Hats off to Prof. Steven Lubet, whose recent Slate article drew our attention to the ethical problem lawyer Michael Cohen has created for himself. Lubet pointed out that Cohen’s claim that he paid $130,000 of his own money to purchase Stormy Daniels’ silence not only exposes him to having violated federal election laws, but given the fact that it was financial assistance to a client in a contemplated litigation, it was violation of New York’s ethical rules that bar paying money for the financial assistance of a client in those circumstances.

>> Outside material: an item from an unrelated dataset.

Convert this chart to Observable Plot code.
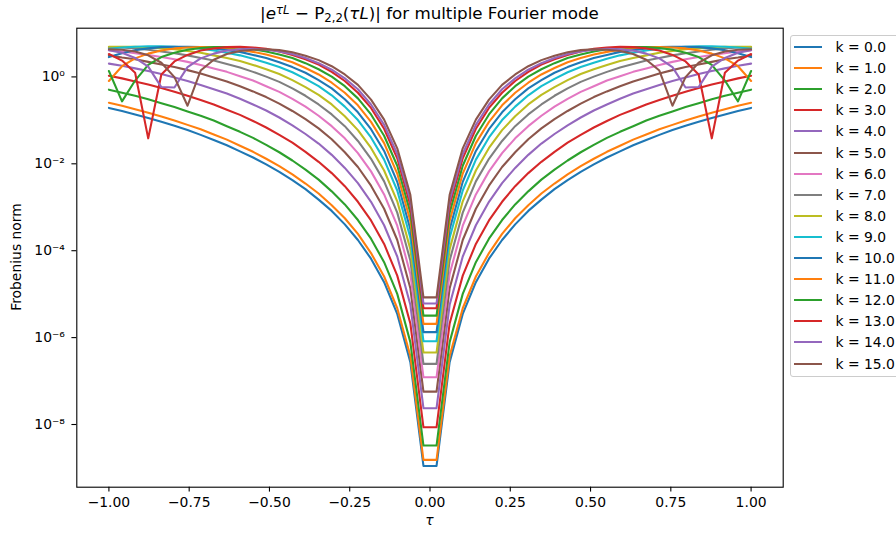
<!DOCTYPE html>
<html><head><meta charset="utf-8">
<script src="https://cdn.jsdelivr.net/npm/d3@7"></script>
<script src="https://cdn.jsdelivr.net/npm/@observablehq/plot@0.6"></script>
<style>
body{margin:0;background:#fff;}
#wrap{position:relative;width:896px;height:534px;overflow:hidden;font-family:"DejaVu Sans",sans-serif;color:#000;}
#title{position:absolute;top:4px;left:429.5px;transform:translateX(-50%);font-size:16.7px;white-space:nowrap;line-height:19px;}
#title sup{font-size:70%;vertical-align:0.42em;line-height:0;}
#title sub{font-size:70%;vertical-align:-0.25em;line-height:0;}
#ylab{position:absolute;left:16px;top:257px;transform:translate(-50%,-50%) rotate(-90deg);font-size:13.9px;white-space:nowrap;}
#xlab{position:absolute;left:429.5px;top:520px;transform:translate(-50%,-50%);font-size:13.9px;font-style:italic;}
#legend{position:absolute;left:790px;top:35px;width:120px;height:342px;border:1px solid #ccc;border-radius:3px;background:rgba(255,255,255,0.8);box-sizing:border-box;}
.li{position:absolute;left:0;height:0;}
.li .h{position:absolute;left:3px;width:28px;height:2px;top:-1px;}
.li .t{position:absolute;left:44.5px;top:-9px;font-size:13.9px;line-height:18px;white-space:nowrap;}
</style></head><body><div id="wrap"></div>
<script>
// τ sample points (τ ≥ 0); the curves are mirror-symmetric about τ = 0
const tauHalf = [0.0204, 0.0612, 0.1020, 0.1429, 0.1837, 0.2245, 0.2653, 0.3061, 0.3469, 0.3878, 0.4286, 0.4694, 0.5102,
                 0.5510, 0.5918, 0.6327, 0.6735, 0.7143, 0.7551, 0.7959, 0.8367, 0.8776, 0.9184, 0.9592, 1.0000];
// log10 of the Frobenius norm, one array per Fourier mode k
const k0  = [-9.00,-6.61,-5.50,-4.77,-4.23,-3.80,-3.44,-3.13,-2.87,-2.63,-2.42,-2.23,-2.06,-1.90,-1.76,-1.62,-1.50,-1.38,-1.27,-1.17,-1.08,-0.99,-0.91,-0.83,-0.76];
const k1  = [-8.86,-6.47,-5.37,-4.64,-4.10,-3.66,-3.30,-3.00,-2.73,-2.50,-2.29,-2.10,-1.93,-1.77,-1.63,-1.49,-1.37,-1.25,-1.15,-1.05,-0.96,-0.87,-0.79,-0.71,-0.64];
const k2  = [-8.53,-6.15,-5.04,-4.31,-3.77,-3.34,-2.98,-2.68,-2.41,-2.18,-1.97,-1.78,-1.61,-1.45,-1.31,-1.18,-1.05,-0.94,-0.84,-0.74,-0.65,-0.56,-0.48,-0.41,-0.34];
const k3  = [-8.11,-5.72,-4.62,-3.89,-3.35,-2.92,-2.56,-2.26,-2.00,-1.77,-1.56,-1.38,-1.21,-1.06,-0.92,-0.80,-0.68,-0.58,-0.48,-0.39,-0.30,-0.22,-0.15,-0.08,-0.02];
const k4  = [-7.67,-5.29,-4.18,-3.46,-2.92,-2.49,-2.14,-1.84,-1.58,-1.36,-1.16,-0.98,-0.82,-0.68,-0.55,-0.43,-0.33,-0.23,-0.14,-0.06, 0.02, 0.09, 0.15, 0.21, 0.26];
const k5  = [-7.29,-4.91,-3.80,-3.08,-2.55,-2.12,-1.78,-1.48,-1.23,-1.02,-0.83,-0.66,-0.51,-0.38,-0.26,-0.15,-0.06, 0.03, 0.11, 0.18, 0.24, 0.30, 0.36, 0.40, 0.45];
const k6  = [-6.96,-4.58,-3.47,-2.75,-2.22,-1.80,-1.46,-1.18,-0.94,-0.73,-0.55,-0.39,-0.26,-0.13,-0.03, 0.07, 0.15, 0.23, 0.30, 0.36, 0.41, 0.46, 0.50, 0.54, 0.57];
const k7  = [-6.65,-4.27,-3.17,-2.45,-1.93,-1.52,-1.18,-0.91,-0.68,-0.48,-0.31,-0.16,-0.04, 0.07, 0.17, 0.25, 0.33, 0.39, 0.45, 0.50, 0.54, 0.58, 0.61, 0.63, 0.64];
const k8  = [-6.39,-4.01,-2.91,-2.20,-1.68,-1.27,-0.95,-0.68,-0.46,-0.28,-0.12, 0.02, 0.13, 0.23, 0.32, 0.39, 0.45, 0.51, 0.55, 0.59, 0.61, 0.63, 0.65, 0.65, 0.65];
const k9  = [-6.13,-3.75,-2.66,-1.95,-1.44,-1.04,-0.73,-0.47,-0.26,-0.09, 0.06, 0.18, 0.28, 0.37, 0.45, 0.51, 0.56, 0.60, 0.63, 0.65, 0.66, 0.66, 0.65, 0.63, 0.60];
const k10 = [-5.92,-3.55,-2.46,-1.75,-1.25,-0.86,-0.56,-0.31,-0.12, 0.05, 0.18, 0.29, 0.39, 0.46, 0.53, 0.57, 0.61, 0.64, 0.65, 0.65, 0.64, 0.61, 0.57, 0.50, 0.41];
const k11 = [-5.73,-3.36,-2.27,-1.57,-1.08,-0.70,-0.41,-0.18, 0.01, 0.16, 0.29, 0.39, 0.47, 0.53, 0.58, 0.62, 0.64, 0.64, 0.63, 0.61, 0.56, 0.49, 0.38, 0.20,-0.14];
const k12 = [-5.54,-3.17,-2.09,-1.40,-0.91,-0.54,-0.26,-0.04, 0.13, 0.27, 0.39, 0.47, 0.54, 0.59, 0.63, 0.64, 0.64, 0.62, 0.58, 0.51, 0.41, 0.23,-0.13,-0.61, 0.09];
const k13 = [-5.37,-3.00,-1.92,-1.24,-0.76,-0.41,-0.14, 0.07, 0.24, 0.36, 0.46, 0.54, 0.60, 0.63, 0.65, 0.64, 0.61, 0.56, 0.46, 0.31, 0.01,-1.46, 0.05, 0.33, 0.48];
const k14 = [-5.26,-2.89,-1.82,-1.15,-0.68,-0.33,-0.08, 0.12, 0.27, 0.39, 0.48, 0.54, 0.58, 0.60, 0.59, 0.56, 0.49, 0.38, 0.18,-0.29,-0.28, 0.19, 0.39, 0.51, 0.57];
const k15 = [-5.12,-2.76,-1.69,-1.03,-0.57,-0.23, 0.01, 0.20, 0.34, 0.44, 0.52, 0.57, 0.59, 0.58, 0.55, 0.48, 0.35, 0.10,-0.71,-0.05, 0.28, 0.45, 0.54, 0.58, 0.59];
const kModes = [0, 1, 2, 3, 4, 5, 6, 7, 8, 9, 10, 11, 12, 13, 14, 15];
const xTicks = [-1, -0.75, -0.5, -0.25, 0, 0.25, 0.5, 0.75, 1];
const yTicks = [1e-8, 1e-6, 1e-4, 1e-2, 1];
const colors10 = ["#1f77b4","#ff7f0e","#2ca02c","#d62728","#9467bd","#8c564b","#e377c2","#7f7f7f","#bcbd22","#17becf"];

const series = [k0, k1, k2, k3, k4, k5, k6, k7, k8, k9, k10, k11, k12, k13, k14, k15];
const colors = kModes.map(k => colors10[k % 10]);
const rows = [];
kModes.forEach((k, i) => {
  const s = series[i];
  for (let j = tauHalf.length - 1; j >= 0; j--) rows.push({k, tau: -tauHalf[j], v: 10 ** s[j]});
  for (let j = 0; j < tauHalf.length; j++) rows.push({k, tau: tauHalf[j], v: 10 ** s[j]});
});
const sup = {"0":"⁰","1":"¹","2":"²","3":"³","4":"⁴","5":"⁵","6":"⁶","7":"⁷","8":"⁸","9":"⁹","-":"⁻"};
const supFmt = d => "10" + String(Math.round(Math.log10(d))).split("").map(c => sup[c]).join("");

const chart = Plot.plot({
  width: 896, height: 534,
  marginLeft: 76.3, marginRight: 113.3, marginTop: 27.7, marginBottom: 47.3,
  style: {fontFamily: "DejaVu Sans", fontSize: "13.9px", background: "transparent", color: "#000", overflow: "visible"},
  x: {domain: [-1.1, 1.1]},
  y: {type: "log", domain: [10 ** -9.489, 10 ** 1.075]},
  color: {type: "ordinal", domain: kModes, range: colors},
  marks: [
    Plot.line(rows, {x: "tau", y: "v", z: "k", stroke: "k", strokeWidth: 2.08, strokeLinejoin: "round"}),
    Plot.frame({stroke: "#000", strokeWidth: 1.1}),
    Plot.axisX(xTicks, {tickSize: 4.9, tickPadding: 5.1, tickFormat: d3.format(".2f"), fontSize: 13.9, label: null, strokeWidth: 1.1}),
    Plot.axisY(yTicks, {tickSize: 4.9, tickPadding: 7, tickFormat: supFmt, fontSize: 13.9, label: null, strokeWidth: 1.1, dy: 2})
  ]
});
const wrap = document.getElementById("wrap");
wrap.appendChild(chart);
const t = document.createElement("div"); t.id = "title";
t.innerHTML = '|<i>e</i><sup><i>τL</i></sup> − P<sub>2,2</sub>(<i>τL</i>)| for multiple Fourier mode';
wrap.appendChild(t);
const yl = document.createElement("div"); yl.id = "ylab"; yl.textContent = "Frobenius norm"; wrap.appendChild(yl);
const xl = document.createElement("div"); xl.id = "xlab"; xl.textContent = "τ"; wrap.appendChild(xl);
const lg = document.createElement("div"); lg.id = "legend";
kModes.forEach((k, i) => {
  const e = document.createElement("div"); e.className = "li"; e.style.top = Math.round(11 + 21.1 * i) + "px";
  e.innerHTML = '<div class="h" style="background:' + colors[i] + '"></div><div class="t">k = ' + k.toFixed(1) + '</div>';
  lg.appendChild(e);
});
wrap.appendChild(lg);
</script></body></html>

Of course, Cohen could have escaped both the federal election law issue and the ethical rule violation, had he said it was not really his own money, just like it was not really his own reputation or possible election victory he was protecting, but that Trump had, one way or another, provided the funds, using Cohen as a front. While those facts would have surprised nobody, Cohen was between a rock and a hard place: Advancing money for Trump’s benefit created one set of problems, but announcing that it was indeed Trump’s money, would have created another problem for him, because Disciplinary Rule 1.8 b) bars a lawyer from releasing information that will “disadvantage” the client. Given that Trump has firmly denied involvement in the matter—even to the extreme of using a fake name and failing to sign the document—an admission by Cohen that his client Trump is, in fact, the mysterious “D.D.,” would certainly be to Trump’s “disadvantage,” both politically and otherwise.